News of the looming Greenway boost to the North Kerry economy is being tempered by increased fears in the region of an explosion in wind turbine development under the Government’s new Climate Change plan. The plan aims to see 70 per cent of the nation’s energy derived from renewables – chiefly wind turbines – by 2030 in a massive trebling of the previous green aims.
And it’s feared that North Kerry is in line to shoulder a disproportionate volume of the energy tech required to meet the target while a controversial document finding vast tracts of the region to be of no scenic or tourism value continues to underpin planning.
Already, 66 per cent of the wind turbines in Kerry have been established in the northeastern most quarter of the county, with the Stacks Mountains covered in the giant structures. “When wind farm plans are appealed to An Bord Pleanála the first reason the board gives in granting planning is that the plan is in accordance with national policy – now more so than ever.
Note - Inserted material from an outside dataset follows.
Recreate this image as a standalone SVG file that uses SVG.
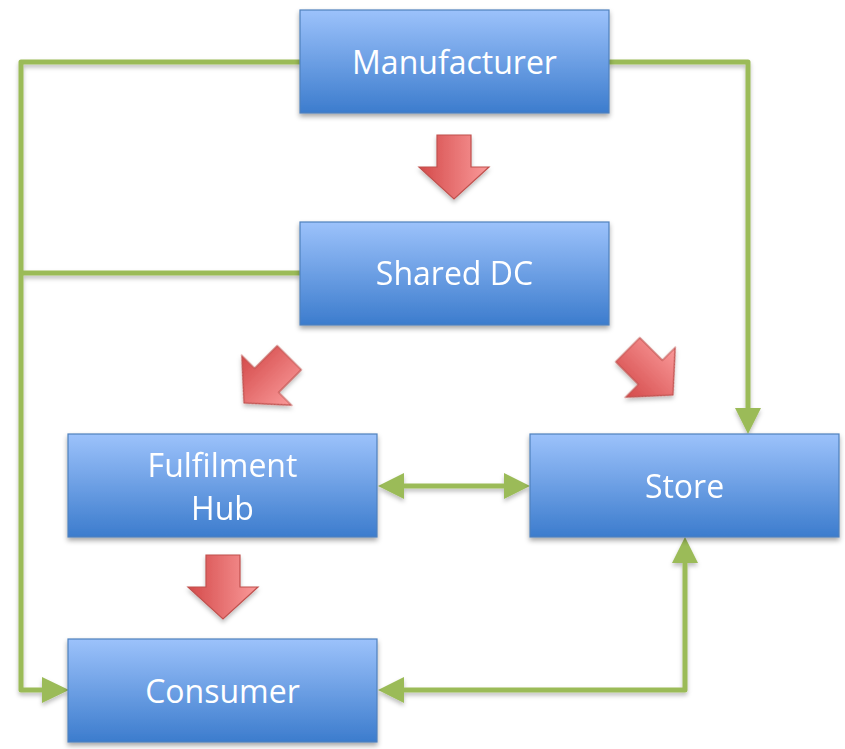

“The second reason given is the Landscape Character Assessment (LCA). It keeps coming up and in my view it will be opening the floodgates to increased wind energy expansion in North Kerry,” former chair of the North Kerry Tourism Forum John O’Sullivan said. That assessment finds vast tracts of North Kerry to be unimportant in terms of scenery, tourism and recreation – even Ballybunion. Kerry County Council has meanwhile been promising to review the LCA since 2017. But it is still firmly in place and now seemingly intractable under a ministerial directive precluding any changes to renewable policy prior to the publication of the Government’s long-heralded guidelines.
Mr O’Sullivan – who ran unsuccessfully in the locals on this issue – said the only solution in the near future is for councillors to push through a change to the LCA, even if it incurs a legal response from the Government. “We already have 275 of the 411 turbines in Kerry at a time when we’re trying to grow tourism. The Greenway funding was welcome news, but tourism will be greatly constrained by the expansion of wind farms across the whole region.”